New hours of service requirements for truck drivers took effect July 1, 2013
New hours of service rules for truck drivers took effect July 1, 2013. The new rules are designed to improve safety by limiting the number of hours truck drivers can spend behind the wheel to reduce the chance of driver fatigue.
“Safety is our highest priority. These rules make common sense, data-driven changes to reduce truck driver fatigue and improve safety for every traveler on our highways and roads.”
– U.S. Secretary of Transportation, Ray LaHood
The Department of Transportation has provided this summary of the new hours-of-service rules:
In a press release announcing the rules change, the Department of Transportation said the new rules will prevent more than 1,400 crashes and 560 injures each year. In addition, the rules will save more than a quarter-billion dollars by reducing crashes and nearly half-a-billion dollars in savings from improved driver health.
Despite the savings in both lives and money, at least one trucking industry spokesperson has said the new rules go too far and provide too little flexibility for drivers. Safety advocates complained the hours-of-service rules didn’t go far enough.

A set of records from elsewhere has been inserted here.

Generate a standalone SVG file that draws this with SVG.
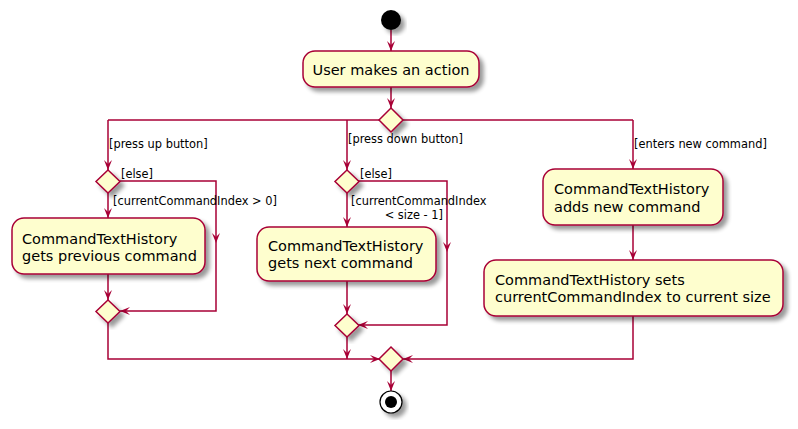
<svg xmlns="http://www.w3.org/2000/svg" width="798" height="429" viewBox="0 0 798 429">
<style>
.act{fill:#FEFECE;stroke:#A80036;stroke-width:1.5;filter:url(#sh)}
.dia{fill:#FEFECE;stroke:#A80036;stroke-width:1.5;filter:url(#sh)}
.ln{fill:none;stroke:#A80036;stroke-width:1.5}
.t{font-family:"DejaVu Sans",sans-serif;font-size:14.5px;fill:#000}
.lb{font-family:"DejaVu Sans",sans-serif;font-size:11.4px;fill:#000}
</style>
<defs>
<filter id="sh" x="-20%" y="-20%" width="150%" height="150%">
<feGaussianBlur in="SourceAlpha" stdDeviation="2"/>
<feOffset dx="4" dy="4" result="b"/>
<feComponentTransfer><feFuncA type="linear" slope="0.4"/></feComponentTransfer>
<feMerge><feMergeNode/><feMergeNode in="SourceGraphic"/></feMerge>
</filter>
<marker id="ah" viewBox="0 0 10 8" refX="10" refY="4" markerWidth="10" markerHeight="8" markerUnits="userSpaceOnUse" orient="auto">
<path d="M0,0 L10,4 L0,8 L4,4 Z" fill="#A80036"/>
</marker>
</defs>
<rect width="798" height="429" fill="#fff"/>
<g id="connectors">
<path class="ln" d="M391,30 V51" marker-end="url(#ah)"/>
<path class="ln" d="M391,87 V108" marker-end="url(#ah)"/>
<path class="ln" d="M108,120 H633"/>
<path class="ln" d="M108,120 V170" marker-end="url(#ah)"/>
<path class="ln" d="M347,120 V170" marker-end="url(#ah)"/>
<path class="ln" d="M633,120 V169" marker-end="url(#ah)"/>
<path class="ln" d="M108,193 V218" marker-end="url(#ah)"/>
<path class="ln" d="M120,181 H216 V243" marker-end="url(#ah)"/>
<path class="ln" d="M216,243 V311 H120" marker-end="url(#ah)"/>
<path class="ln" d="M108,274 V300" marker-end="url(#ah)"/>
<path class="ln" d="M108,323 V359 H380" marker-end="url(#ah)"/>
<path class="ln" d="M347,193 V227" marker-end="url(#ah)"/>
<path class="ln" d="M358,181 H447 V252" marker-end="url(#ah)"/>
<path class="ln" d="M447,252 V325 H358" marker-end="url(#ah)"/>
<path class="ln" d="M347,281 V314" marker-end="url(#ah)"/>
<path class="ln" d="M347,337 V359" marker-end="url(#ah)"/>
<path class="ln" d="M633,225 V260" marker-end="url(#ah)"/>
<path class="ln" d="M633,316 V359 H403" marker-end="url(#ah)"/>
<path class="ln" d="M391,371 V391" marker-end="url(#ah)"/>
<text class="lb" x="109" y="148">[press up button]</text>
<text class="lb" x="121" y="178">[else]</text>
<text class="lb" x="113" y="205">[currentCommandIndex &gt; 0]</text>
<text class="lb" x="348" y="143">[press down button]</text>
<text class="lb" x="360" y="178">[else]</text>
<text class="lb" x="351" y="205">[currentCommandIndex</text>
<text class="lb" x="443" y="219" text-anchor="end">&lt; size - 1]</text>
<text class="lb" x="634" y="148">[enters new command]</text>
</g>
<g id="start"><circle cx="391" cy="20" r="10" fill="#000" filter="url(#sh)"/></g>
<g id="user-action"><rect class="act" x="303" y="51" width="176" height="36" rx="12"/><text class="t" x="391" y="75" text-anchor="middle">User makes an action</text></g>
<g id="d-main"><polygon class="dia" points="391,108 403,120 391,132 379,120"/></g>
<g id="d-up"><polygon class="dia" points="108,170 120,181.5 108,193 96,181.5"/></g>
<g id="prev"><rect class="act" x="12" y="218" width="193" height="56" rx="12"/><text class="t" x="22" y="244">CommandTextHistory</text><text class="t" x="22" y="261">gets previous command</text></g>
<g id="m-up"><polygon class="dia" points="108,300 120,311.5 108,323 96,311.5"/></g>
<g id="d-down"><polygon class="dia" points="347,170 359,181.5 347,193 335,181.5"/></g>
<g id="next"><rect class="act" x="257" y="227" width="179" height="54" rx="12"/><text class="t" x="268" y="251">CommandTextHistory</text><text class="t" x="268" y="268">gets next command</text></g>
<g id="m-down"><polygon class="dia" points="347,314 359,325.5 347,337 335,325.5"/></g>
<g id="add"><rect class="act" x="543" y="169" width="180" height="56" rx="12"/><text class="t" x="554" y="194">CommandTextHistory</text><text class="t" x="554" y="212">adds new command</text></g>
<g id="sets"><rect class="act" x="484" y="260" width="299" height="56" rx="12"/><text class="t" x="495" y="285">CommandTextHistory sets</text><text class="t" x="495" y="302">currentCommandIndex to current size</text></g>
<g id="m-final"><polygon class="dia" points="391,347 403,359 391,371 379,359"/></g>
<g id="end"><circle cx="391" cy="402" r="11" fill="#fff" stroke="#000" stroke-width="1.2" filter="url(#sh)"/><circle cx="391" cy="402" r="6" fill="#000"/></g>
</svg>
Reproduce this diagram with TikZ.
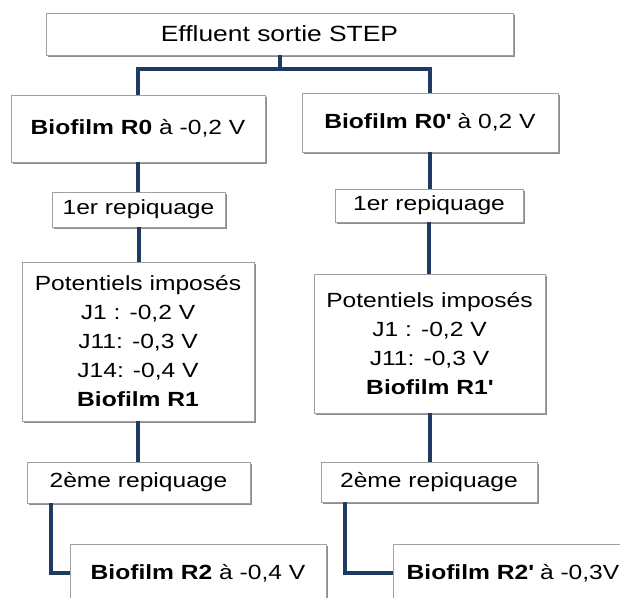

Joan Claybrook – a former NHTSA head – testified that white the rule took steps to reducing driver fatigue, the final rule “overall falls short of making the necessary improvements for safety that are needed to reduce the annual toll of truck-involved crash deaths and injuries….”, she said.
- Trucking industry reps blast upcoming hours-of-service changes at House hearing [Jill Dunn at Commercial Carrier Journal]
- DOT Hours-of-Service Press Release [Department of Transportation]
- Hours-of-Service Questions and Answers [Department of Transportation]
- Interstate Truck Driver’s Guide to Hours of Service [Department of Transportation]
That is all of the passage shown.